> [Data listing]:
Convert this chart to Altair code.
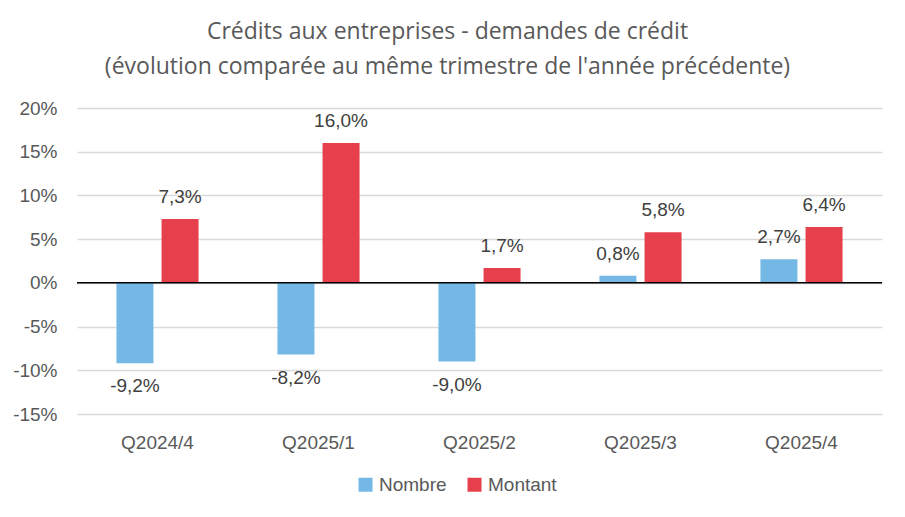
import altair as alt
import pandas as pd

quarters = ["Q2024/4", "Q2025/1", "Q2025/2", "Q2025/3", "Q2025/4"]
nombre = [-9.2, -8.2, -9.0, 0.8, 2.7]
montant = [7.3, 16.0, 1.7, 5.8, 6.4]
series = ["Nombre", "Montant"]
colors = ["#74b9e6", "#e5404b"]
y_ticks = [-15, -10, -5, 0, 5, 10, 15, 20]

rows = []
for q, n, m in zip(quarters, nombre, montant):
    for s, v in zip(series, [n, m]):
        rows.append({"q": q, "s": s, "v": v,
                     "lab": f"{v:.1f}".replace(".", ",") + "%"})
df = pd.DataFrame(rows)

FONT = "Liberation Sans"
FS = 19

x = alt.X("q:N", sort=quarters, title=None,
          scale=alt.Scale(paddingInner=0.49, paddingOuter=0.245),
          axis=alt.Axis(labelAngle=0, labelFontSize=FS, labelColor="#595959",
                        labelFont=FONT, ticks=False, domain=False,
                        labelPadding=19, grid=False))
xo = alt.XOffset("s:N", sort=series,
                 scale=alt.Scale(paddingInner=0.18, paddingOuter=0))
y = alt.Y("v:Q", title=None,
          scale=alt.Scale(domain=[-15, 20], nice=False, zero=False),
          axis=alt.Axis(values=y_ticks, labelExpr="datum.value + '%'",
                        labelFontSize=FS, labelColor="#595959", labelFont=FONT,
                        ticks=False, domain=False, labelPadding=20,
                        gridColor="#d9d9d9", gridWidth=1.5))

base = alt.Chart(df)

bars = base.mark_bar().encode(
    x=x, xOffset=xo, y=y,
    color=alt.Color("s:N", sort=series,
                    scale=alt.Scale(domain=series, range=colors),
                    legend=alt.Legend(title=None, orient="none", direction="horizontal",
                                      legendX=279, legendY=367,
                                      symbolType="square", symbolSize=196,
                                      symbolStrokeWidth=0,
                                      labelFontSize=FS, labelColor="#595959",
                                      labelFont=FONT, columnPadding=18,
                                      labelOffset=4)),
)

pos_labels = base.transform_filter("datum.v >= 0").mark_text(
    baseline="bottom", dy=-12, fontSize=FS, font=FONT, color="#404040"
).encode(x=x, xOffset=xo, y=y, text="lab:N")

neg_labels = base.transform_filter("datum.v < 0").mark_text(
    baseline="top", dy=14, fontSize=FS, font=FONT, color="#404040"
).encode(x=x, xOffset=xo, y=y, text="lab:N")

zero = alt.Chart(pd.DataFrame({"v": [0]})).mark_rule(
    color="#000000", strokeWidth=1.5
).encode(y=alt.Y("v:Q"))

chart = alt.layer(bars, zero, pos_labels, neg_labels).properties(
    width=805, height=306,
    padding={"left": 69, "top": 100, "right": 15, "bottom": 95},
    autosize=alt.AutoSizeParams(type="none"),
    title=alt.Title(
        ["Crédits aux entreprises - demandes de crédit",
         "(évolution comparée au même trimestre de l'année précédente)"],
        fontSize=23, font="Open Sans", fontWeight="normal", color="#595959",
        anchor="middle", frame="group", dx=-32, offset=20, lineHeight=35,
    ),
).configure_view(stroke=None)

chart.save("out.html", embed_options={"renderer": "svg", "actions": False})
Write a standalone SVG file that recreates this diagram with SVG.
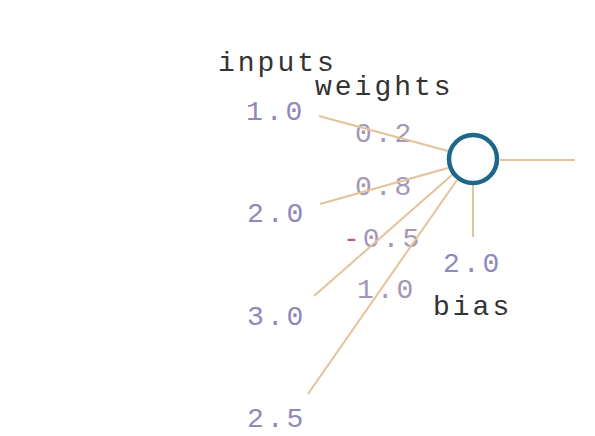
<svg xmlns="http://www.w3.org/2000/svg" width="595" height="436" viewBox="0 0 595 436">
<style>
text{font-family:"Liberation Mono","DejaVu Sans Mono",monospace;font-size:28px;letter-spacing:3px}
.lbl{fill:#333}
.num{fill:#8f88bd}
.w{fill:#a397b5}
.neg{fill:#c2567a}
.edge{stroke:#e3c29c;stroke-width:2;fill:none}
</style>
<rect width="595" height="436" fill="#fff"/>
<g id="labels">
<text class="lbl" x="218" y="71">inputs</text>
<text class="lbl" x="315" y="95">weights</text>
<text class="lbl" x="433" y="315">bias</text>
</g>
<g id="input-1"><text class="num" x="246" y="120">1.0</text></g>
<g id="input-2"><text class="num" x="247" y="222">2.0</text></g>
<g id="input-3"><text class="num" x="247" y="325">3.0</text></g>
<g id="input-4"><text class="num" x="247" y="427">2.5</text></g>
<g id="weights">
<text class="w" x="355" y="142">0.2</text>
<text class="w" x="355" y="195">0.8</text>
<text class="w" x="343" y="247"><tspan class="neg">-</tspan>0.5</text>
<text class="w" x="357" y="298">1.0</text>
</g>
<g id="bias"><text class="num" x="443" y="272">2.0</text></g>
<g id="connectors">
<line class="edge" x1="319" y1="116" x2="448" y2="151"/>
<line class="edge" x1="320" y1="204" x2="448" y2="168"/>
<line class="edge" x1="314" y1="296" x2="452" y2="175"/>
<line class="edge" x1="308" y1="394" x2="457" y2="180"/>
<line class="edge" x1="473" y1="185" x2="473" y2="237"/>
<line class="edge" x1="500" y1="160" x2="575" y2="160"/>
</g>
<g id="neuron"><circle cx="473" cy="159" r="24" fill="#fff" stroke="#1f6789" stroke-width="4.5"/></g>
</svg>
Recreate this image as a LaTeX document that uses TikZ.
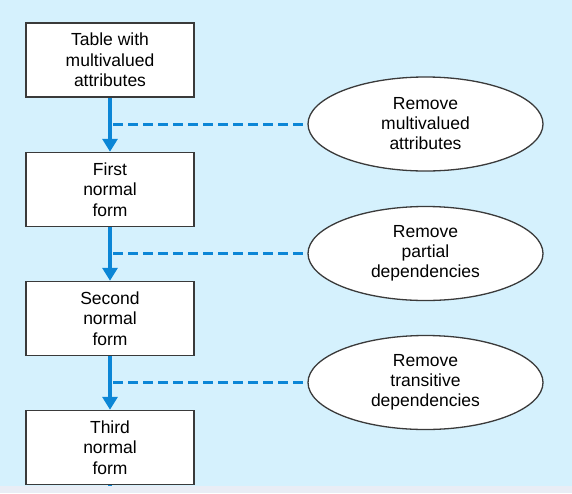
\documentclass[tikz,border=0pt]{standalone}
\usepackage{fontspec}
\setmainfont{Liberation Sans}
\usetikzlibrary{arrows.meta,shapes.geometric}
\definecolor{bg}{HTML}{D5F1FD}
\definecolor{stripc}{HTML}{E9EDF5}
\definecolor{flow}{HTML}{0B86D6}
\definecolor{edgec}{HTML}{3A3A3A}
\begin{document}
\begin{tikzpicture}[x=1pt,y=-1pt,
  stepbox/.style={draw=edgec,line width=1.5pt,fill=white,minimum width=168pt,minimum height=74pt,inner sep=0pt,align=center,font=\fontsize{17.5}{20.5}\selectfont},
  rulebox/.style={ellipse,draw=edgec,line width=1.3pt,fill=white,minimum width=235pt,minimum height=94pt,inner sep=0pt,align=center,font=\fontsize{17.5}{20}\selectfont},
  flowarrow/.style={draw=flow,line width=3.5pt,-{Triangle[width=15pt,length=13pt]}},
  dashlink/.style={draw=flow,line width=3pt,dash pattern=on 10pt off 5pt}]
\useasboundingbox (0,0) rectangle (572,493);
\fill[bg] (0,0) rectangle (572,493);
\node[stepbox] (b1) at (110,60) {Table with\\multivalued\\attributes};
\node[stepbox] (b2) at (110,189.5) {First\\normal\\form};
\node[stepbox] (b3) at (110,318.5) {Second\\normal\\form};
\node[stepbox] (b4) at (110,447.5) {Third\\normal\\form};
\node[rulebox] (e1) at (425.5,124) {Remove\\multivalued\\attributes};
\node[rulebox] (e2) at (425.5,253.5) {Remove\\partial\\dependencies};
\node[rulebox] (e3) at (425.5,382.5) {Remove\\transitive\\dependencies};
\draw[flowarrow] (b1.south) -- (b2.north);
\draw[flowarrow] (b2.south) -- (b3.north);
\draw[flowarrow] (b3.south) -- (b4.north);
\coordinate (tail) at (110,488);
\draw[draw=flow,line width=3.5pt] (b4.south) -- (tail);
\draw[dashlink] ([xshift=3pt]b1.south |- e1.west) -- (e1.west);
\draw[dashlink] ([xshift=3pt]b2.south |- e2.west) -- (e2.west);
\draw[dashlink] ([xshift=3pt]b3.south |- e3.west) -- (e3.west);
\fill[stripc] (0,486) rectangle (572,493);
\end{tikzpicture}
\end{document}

> [Exercise prompt]:
All of the lines above should be retyped precisely, apart from the pictures.

> [Response to the task]:
Convert this chart to Altair code.
import altair as alt
import pandas as pd

quarters = ["Q2024/4", "Q2025/1", "Q2025/2", "Q2025/3", "Q2025/4"]
nombre = [-9.2, -8.2, -9.0, 0.8, 2.7]
montant = [7.3, 16.0, 1.7, 5.8, 6.4]
series = ["Nombre", "Montant"]
colors = ["#74b9e6", "#e5404b"]
y_ticks = [-15, -10, -5, 0, 5, 10, 15, 20]

rows = []
for q, n, m in zip(quarters, nombre, montant):
    for s, v in zip(series, [n, m]):
        rows.append({"q": q, "s": s, "v": v,
                     "lab": f"{v:.1f}".replace(".", ",") + "%"})
df = pd.DataFrame(rows)

FONT = "Liberation Sans"
FS = 19

x = alt.X("q:N", sort=quarters, title=None,
          scale=alt.Scale(paddingInner=0.49, paddingOuter=0.245),
          axis=alt.Axis(labelAngle=0, labelFontSize=FS, labelColor="#595959",
                        labelFont=FONT, ticks=False, domain=False,
                        labelPadding=19, grid=False))
xo = alt.XOffset("s:N", sort=series,
                 scale=alt.Scale(paddingInner=0.18, paddingOuter=0))
y = alt.Y("v:Q", title=None,
          scale=alt.Scale(domain=[-15, 20], nice=False, zero=False),
          axis=alt.Axis(values=y_ticks, labelExpr="datum.value + '%'",
                        labelFontSize=FS, labelColor="#595959", labelFont=FONT,
                        ticks=False, domain=False, labelPadding=20,
                        gridColor="#d9d9d9", gridWidth=1.5))

base = alt.Chart(df)

bars = base.mark_bar().encode(
    x=x, xOffset=xo, y=y,
    color=alt.Color("s:N", sort=series,
                    scale=alt.Scale(domain=series, range=colors),
                    legend=alt.Legend(title=None, orient="none", direction="horizontal",
                                      legendX=279, legendY=367,
                                      symbolType="square", symbolSize=196,
                                      symbolStrokeWidth=0,
                                      labelFontSize=FS, labelColor="#595959",
                                      labelFont=FONT, columnPadding=18,
                                      labelOffset=4)),
)

pos_labels = base.transform_filter("datum.v >= 0").mark_text(
    baseline="bottom", dy=-12, fontSize=FS, font=FONT, color="#404040"
).encode(x=x, xOffset=xo, y=y, text="lab:N")

neg_labels = base.transform_filter("datum.v < 0").mark_text(
    baseline="top", dy=14, fontSize=FS, font=FONT, color="#404040"
).encode(x=x, xOffset=xo, y=y, text="lab:N")

zero = alt.Chart(pd.DataFrame({"v": [0]})).mark_rule(
    color="#000000", strokeWidth=1.5
).encode(y=alt.Y("v:Q"))

chart = alt.layer(bars, zero, pos_labels, neg_labels).properties(
    width=805, height=306,
    padding={"left": 69, "top": 100, "right": 15, "bottom": 95},
    autosize=alt.AutoSizeParams(type="none"),
    title=alt.Title(
        ["Crédits aux entreprises - demandes de crédit",
         "(évolution comparée au même trimestre de l'année précédente)"],
        fontSize=23, font="Open Sans", fontWeight="normal", color="#595959",
        anchor="middle", frame="group", dx=-32, offset=20, lineHeight=35,
    ),
).configure_view(stroke=None)

chart.save("out.html", embed_options={"renderer": "svg", "actions": False})
Write a standalone SVG file that recreates this diagram with SVG.
<svg xmlns="http://www.w3.org/2000/svg" width="595" height="436" viewBox="0 0 595 436">
<style>
text{font-family:"Liberation Mono","DejaVu Sans Mono",monospace;font-size:28px;letter-spacing:3px}
.lbl{fill:#333}
.num{fill:#8f88bd}
.w{fill:#a397b5}
.neg{fill:#c2567a}
.edge{stroke:#e3c29c;stroke-width:2;fill:none}
</style>
<rect width="595" height="436" fill="#fff"/>
<g id="labels">
<text class="lbl" x="218" y="71">inputs</text>
<text class="lbl" x="315" y="95">weights</text>
<text class="lbl" x="433" y="315">bias</text>
</g>
<g id="input-1"><text class="num" x="246" y="120">1.0</text></g>
<g id="input-2"><text class="num" x="247" y="222">2.0</text></g>
<g id="input-3"><text class="num" x="247" y="325">3.0</text></g>
<g id="input-4"><text class="num" x="247" y="427">2.5</text></g>
<g id="weights">
<text class="w" x="355" y="142">0.2</text>
<text class="w" x="355" y="195">0.8</text>
<text class="w" x="343" y="247"><tspan class="neg">-</tspan>0.5</text>
<text class="w" x="357" y="298">1.0</text>
</g>
<g id="bias"><text class="num" x="443" y="272">2.0</text></g>
<g id="connectors">
<line class="edge" x1="319" y1="116" x2="448" y2="151"/>
<line class="edge" x1="320" y1="204" x2="448" y2="168"/>
<line class="edge" x1="314" y1="296" x2="452" y2="175"/>
<line class="edge" x1="308" y1="394" x2="457" y2="180"/>
<line class="edge" x1="473" y1="185" x2="473" y2="237"/>
<line class="edge" x1="500" y1="160" x2="575" y2="160"/>
</g>
<g id="neuron"><circle cx="473" cy="159" r="24" fill="#fff" stroke="#1f6789" stroke-width="4.5"/></g>
</svg>
Recreate this image as a LaTeX document that uses TikZ.
\documentclass[tikz,border=0pt]{standalone}
\usepackage{fontspec}
\setmainfont{Liberation Sans}
\usetikzlibrary{arrows.meta,shapes.geometric}
\definecolor{bg}{HTML}{D5F1FD}
\definecolor{stripc}{HTML}{E9EDF5}
\definecolor{flow}{HTML}{0B86D6}
\definecolor{edgec}{HTML}{3A3A3A}
\begin{document}
\begin{tikzpicture}[x=1pt,y=-1pt,
  stepbox/.style={draw=edgec,line width=1.5pt,fill=white,minimum width=168pt,minimum height=74pt,inner sep=0pt,align=center,font=\fontsize{17.5}{20.5}\selectfont},
  rulebox/.style={ellipse,draw=edgec,line width=1.3pt,fill=white,minimum width=235pt,minimum height=94pt,inner sep=0pt,align=center,font=\fontsize{17.5}{20}\selectfont},
  flowarrow/.style={draw=flow,line width=3.5pt,-{Triangle[width=15pt,length=13pt]}},
  dashlink/.style={draw=flow,line width=3pt,dash pattern=on 10pt off 5pt}]
\useasboundingbox (0,0) rectangle (572,493);
\fill[bg] (0,0) rectangle (572,493);
\node[stepbox] (b1) at (110,60) {Table with\\multivalued\\attributes};
\node[stepbox] (b2) at (110,189.5) {First\\normal\\form};
\node[stepbox] (b3) at (110,318.5) {Second\\normal\\form};
\node[stepbox] (b4) at (110,447.5) {Third\\normal\\form};
\node[rulebox] (e1) at (425.5,124) {Remove\\multivalued\\attributes};
\node[rulebox] (e2) at (425.5,253.5) {Remove\\partial\\dependencies};
\node[rulebox] (e3) at (425.5,382.5) {Remove\\transitive\\dependencies};
\draw[flowarrow] (b1.south) -- (b2.north);
\draw[flowarrow] (b2.south) -- (b3.north);
\draw[flowarrow] (b3.south) -- (b4.north);
\coordinate (tail) at (110,488);
\draw[draw=flow,line width=3.5pt] (b4.south) -- (tail);
\draw[dashlink] ([xshift=3pt]b1.south |- e1.west) -- (e1.west);
\draw[dashlink] ([xshift=3pt]b2.south |- e2.west) -- (e2.west);
\draw[dashlink] ([xshift=3pt]b3.south |- e3.west) -- (e3.west);
\fill[stripc] (0,486) rectangle (572,493);
\end{tikzpicture}
\end{document}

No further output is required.